Direction: Only the lines from the one containing "Clone this chart in matplotlib." down to the one containing "from matplotlib.patches import", inclusive, are to be quoted exactly.

Entries shown:
<<<<

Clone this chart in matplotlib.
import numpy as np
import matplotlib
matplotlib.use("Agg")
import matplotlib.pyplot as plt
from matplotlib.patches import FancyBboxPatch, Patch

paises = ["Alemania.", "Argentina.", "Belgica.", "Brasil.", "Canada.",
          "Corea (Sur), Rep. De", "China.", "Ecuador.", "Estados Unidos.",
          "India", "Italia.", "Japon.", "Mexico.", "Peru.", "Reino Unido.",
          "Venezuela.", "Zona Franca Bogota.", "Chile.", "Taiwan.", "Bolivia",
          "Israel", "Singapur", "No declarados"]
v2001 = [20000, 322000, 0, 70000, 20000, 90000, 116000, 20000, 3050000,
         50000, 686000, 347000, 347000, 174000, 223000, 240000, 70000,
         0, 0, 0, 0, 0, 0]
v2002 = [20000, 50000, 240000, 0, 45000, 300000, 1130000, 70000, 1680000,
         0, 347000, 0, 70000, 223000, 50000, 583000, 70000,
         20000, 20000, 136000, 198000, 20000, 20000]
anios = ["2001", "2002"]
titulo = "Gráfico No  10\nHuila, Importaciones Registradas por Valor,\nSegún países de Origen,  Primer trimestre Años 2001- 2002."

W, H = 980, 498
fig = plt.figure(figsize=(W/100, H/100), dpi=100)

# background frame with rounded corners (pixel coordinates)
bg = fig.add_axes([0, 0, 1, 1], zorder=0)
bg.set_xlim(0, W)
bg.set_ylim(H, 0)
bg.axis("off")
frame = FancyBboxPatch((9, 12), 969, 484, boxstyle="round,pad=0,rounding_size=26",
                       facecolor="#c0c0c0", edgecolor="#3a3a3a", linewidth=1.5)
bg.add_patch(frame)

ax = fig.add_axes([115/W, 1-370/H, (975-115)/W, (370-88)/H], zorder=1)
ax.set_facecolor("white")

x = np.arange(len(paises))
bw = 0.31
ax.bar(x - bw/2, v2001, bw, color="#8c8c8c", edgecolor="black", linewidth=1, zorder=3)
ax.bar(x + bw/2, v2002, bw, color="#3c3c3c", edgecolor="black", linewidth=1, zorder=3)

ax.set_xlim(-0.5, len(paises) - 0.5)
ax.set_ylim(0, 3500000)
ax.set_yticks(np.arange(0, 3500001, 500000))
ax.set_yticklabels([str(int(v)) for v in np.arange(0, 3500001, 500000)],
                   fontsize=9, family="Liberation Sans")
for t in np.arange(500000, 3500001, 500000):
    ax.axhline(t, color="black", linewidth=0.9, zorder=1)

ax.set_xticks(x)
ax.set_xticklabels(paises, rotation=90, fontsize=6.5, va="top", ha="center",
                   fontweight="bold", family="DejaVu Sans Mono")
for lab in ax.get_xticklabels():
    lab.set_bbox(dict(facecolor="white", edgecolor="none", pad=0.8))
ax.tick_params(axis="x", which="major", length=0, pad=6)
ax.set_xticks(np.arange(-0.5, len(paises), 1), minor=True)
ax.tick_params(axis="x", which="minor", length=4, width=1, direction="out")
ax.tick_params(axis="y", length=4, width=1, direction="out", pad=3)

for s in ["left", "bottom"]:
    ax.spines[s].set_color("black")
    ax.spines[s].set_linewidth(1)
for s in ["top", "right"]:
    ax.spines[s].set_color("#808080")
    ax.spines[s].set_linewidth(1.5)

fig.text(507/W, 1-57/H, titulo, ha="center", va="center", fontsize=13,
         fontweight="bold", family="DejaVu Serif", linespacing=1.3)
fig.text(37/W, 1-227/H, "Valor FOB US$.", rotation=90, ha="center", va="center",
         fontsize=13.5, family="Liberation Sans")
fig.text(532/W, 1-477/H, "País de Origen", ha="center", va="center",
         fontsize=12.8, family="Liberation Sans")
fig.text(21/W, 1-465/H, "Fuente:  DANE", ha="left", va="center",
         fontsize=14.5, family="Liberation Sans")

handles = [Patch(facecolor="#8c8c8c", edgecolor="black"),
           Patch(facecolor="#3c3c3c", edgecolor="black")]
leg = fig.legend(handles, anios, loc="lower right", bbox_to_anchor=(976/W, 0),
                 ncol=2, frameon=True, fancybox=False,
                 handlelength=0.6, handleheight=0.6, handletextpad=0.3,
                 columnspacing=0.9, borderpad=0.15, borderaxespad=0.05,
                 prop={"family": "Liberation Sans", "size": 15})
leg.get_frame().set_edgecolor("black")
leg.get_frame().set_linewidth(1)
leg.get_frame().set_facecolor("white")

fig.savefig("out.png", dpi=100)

>>>>
<<<<

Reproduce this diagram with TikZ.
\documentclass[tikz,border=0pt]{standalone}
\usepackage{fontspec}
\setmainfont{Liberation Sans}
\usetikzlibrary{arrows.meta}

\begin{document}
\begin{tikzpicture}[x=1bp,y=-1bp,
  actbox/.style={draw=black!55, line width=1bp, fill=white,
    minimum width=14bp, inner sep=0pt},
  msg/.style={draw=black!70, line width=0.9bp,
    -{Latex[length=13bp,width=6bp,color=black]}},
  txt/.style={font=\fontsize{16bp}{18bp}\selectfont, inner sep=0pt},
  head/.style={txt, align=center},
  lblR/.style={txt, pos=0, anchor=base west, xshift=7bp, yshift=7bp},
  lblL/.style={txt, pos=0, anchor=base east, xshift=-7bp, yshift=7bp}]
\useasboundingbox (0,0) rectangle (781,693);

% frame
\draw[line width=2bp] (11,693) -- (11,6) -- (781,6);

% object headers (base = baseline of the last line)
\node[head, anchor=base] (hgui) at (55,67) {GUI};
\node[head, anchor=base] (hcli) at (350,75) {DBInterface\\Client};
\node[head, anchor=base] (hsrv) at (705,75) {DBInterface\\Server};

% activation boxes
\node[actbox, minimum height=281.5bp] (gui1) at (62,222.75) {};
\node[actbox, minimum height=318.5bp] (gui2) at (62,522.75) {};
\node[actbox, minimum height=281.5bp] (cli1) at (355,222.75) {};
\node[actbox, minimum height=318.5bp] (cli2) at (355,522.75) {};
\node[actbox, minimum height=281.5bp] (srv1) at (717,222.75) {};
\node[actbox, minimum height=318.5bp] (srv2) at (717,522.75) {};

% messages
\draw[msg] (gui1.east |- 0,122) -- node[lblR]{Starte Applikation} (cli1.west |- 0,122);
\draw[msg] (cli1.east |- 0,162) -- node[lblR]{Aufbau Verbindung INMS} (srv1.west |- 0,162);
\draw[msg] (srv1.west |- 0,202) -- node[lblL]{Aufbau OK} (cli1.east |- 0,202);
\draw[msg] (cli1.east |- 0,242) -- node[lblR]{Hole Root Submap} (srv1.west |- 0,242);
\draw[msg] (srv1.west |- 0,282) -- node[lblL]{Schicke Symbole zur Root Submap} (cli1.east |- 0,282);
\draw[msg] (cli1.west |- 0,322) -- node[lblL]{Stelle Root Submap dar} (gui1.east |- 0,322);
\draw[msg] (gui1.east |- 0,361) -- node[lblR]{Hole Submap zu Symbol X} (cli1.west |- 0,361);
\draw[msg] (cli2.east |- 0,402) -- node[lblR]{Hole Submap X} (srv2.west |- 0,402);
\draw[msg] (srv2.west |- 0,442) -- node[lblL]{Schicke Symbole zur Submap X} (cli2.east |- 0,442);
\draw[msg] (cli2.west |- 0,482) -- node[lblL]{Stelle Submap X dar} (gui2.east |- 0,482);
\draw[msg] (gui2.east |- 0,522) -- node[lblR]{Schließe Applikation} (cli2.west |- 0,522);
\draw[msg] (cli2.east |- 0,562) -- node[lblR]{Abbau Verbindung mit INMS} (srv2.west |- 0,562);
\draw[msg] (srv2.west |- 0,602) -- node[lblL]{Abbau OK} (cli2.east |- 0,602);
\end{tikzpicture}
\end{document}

>>>>
<<<<

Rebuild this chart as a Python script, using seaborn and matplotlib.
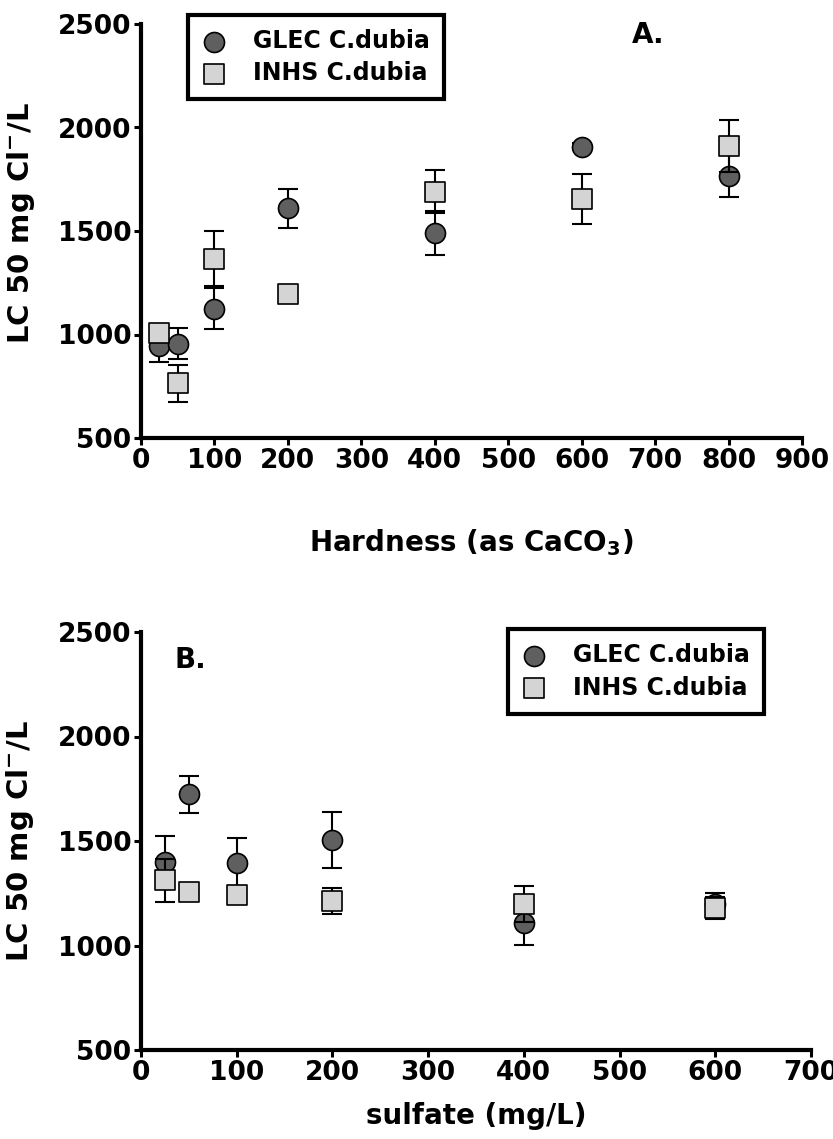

>>>>

Solution to the problem:
Clone this chart in matplotlib.
import numpy as np
import matplotlib
matplotlib.use("Agg")
import matplotlib.pyplot as plt
from matplotlib.patches import FancyBboxPatch, Patch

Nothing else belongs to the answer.